- The Washington Times - Friday, August 4, 2006

Hours after Senate Democrats and a few Republicans killed a bill that would have raised the minimum wage, cut the “death tax” and extended a host of other tax breaks, the political blame game was in full swing, with both parties trying to protect themselves and score points as they headed home for a monthlong campaign session.

The bill fell a few votes shy of the 60 it needed to overcome a Democratic blockade Thursday night, and the National Republican Senatorial Committee turned up the heat yesterday morning, churning out a series of press releases blasting specific Democrats in re-election bids for blocking it. Among the targets were Sens. Robert Menendez of New Jersey, Maria Cantwell of Washington, and Debbie Stabenow of Michigan.

Republicans had wagered that their combination bill would score them points whether it passed or failed. Senate Majority Leader Bill Frist, Tennessee Republican, said yesterday he’d truly hoped the bill would pass, since all three elements had a majority of support. But, he noted, its failure means “Democrats have obstructed what heretofore has been their Number One issue, [a minimum-wage increase],” as well as popular tax-cutextensions for teachers, students and business.

“I don’t know how people like Maria Cantwell will go back to Washington state [after voting no],” he said. Miss Cantwell and other Democrats cited, among other objections, a bill provision they said would have cut wages for tip workers.

Democrats meanwhile wagered that they’d secure a bigger win by stopping the bill than by giving Republicans the political victory. “The American people last night, I think, had the opportunity to see the difference between the parties,” Senate Minority Leader Harry Reid told reporters yesterday. The Nevada Democrat said it was clear Democrats wanted to help the poor and middle-class with the tax breaks and minimum-wage increase but Republicans insisted, as usual, on helping the rich with estate-tax relief.

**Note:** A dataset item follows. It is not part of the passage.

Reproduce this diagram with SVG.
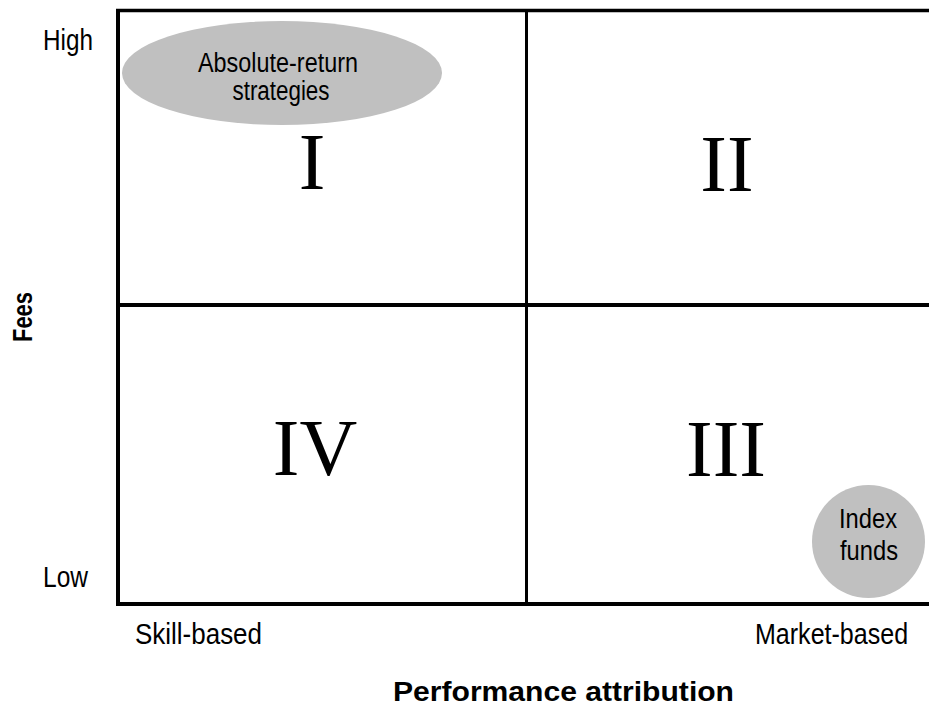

Democrats think the bill’s demise fits into their campaign message that Republicans run a “Do-Nothing” Congress, intentionally dooming the popular minimum-wage increase by linking it to the estate-tax relief. But Democrats also stepped up efforts yesterday to tell the public that it was a bad bill and that they still want a minimum-wage increase and the popular tax-break extensions.

“We are true believers in the minimum wage,” said Mr. Reid. “We’re going to push very, very hard.”

Republicans said the “Do-Nothing” message is laughable. “If there is anything that Congress has not been able to accomplish, you can point the finger at the Democratic side,” said Senate Majority Whip Mitch McConnell, Kentucky Republican.

Voters will hear both of these messages during August, and it is not clear which, if either, will resonate.

The high-stakes tussle over the bill caused a few vicious accusations. The K Street Project, a watchdog group, cited “repeated and credible sources” as saying Mr. Reid and his aides pressured the D.C. lobbying community not to lobby for the bill.

Mr. Reid dismissed the group’s charge, saying, “I don’t know who in the world they’d be talking to.” He said he only spoke to one man from a business group who said he was most interested in the bill’s tax credits for businesses conducting research.

Jim Manley, spokesman for Mr. Reid, said Reid aides did make calls to lobbyists to set the record straight, only after they heard that Mr. Frist and his aides had called lobbyists threatening that the long-sought pensions bill wouldn’t happen if the wage-tax bill failed.

Amy Call, spokeswoman for Mr. Frist, said no such threats or calls were made by the Frist camp. “At no time did we threaten the pensions bill,” she said.

Meanwhile, the popular tax-break extensions that died with the bill, including the business item Mr. Reid cited, are extended each year by Congress, and Democrats are betting Republicans won’t adjourn this fall without approving them. Mr. Frist left some wiggle room on this but said his first strategy would be to bring the entire package back to the floor if public outrage on its defeat is loud enough during the next month or so. “We’ll see how it’ll play,” he said.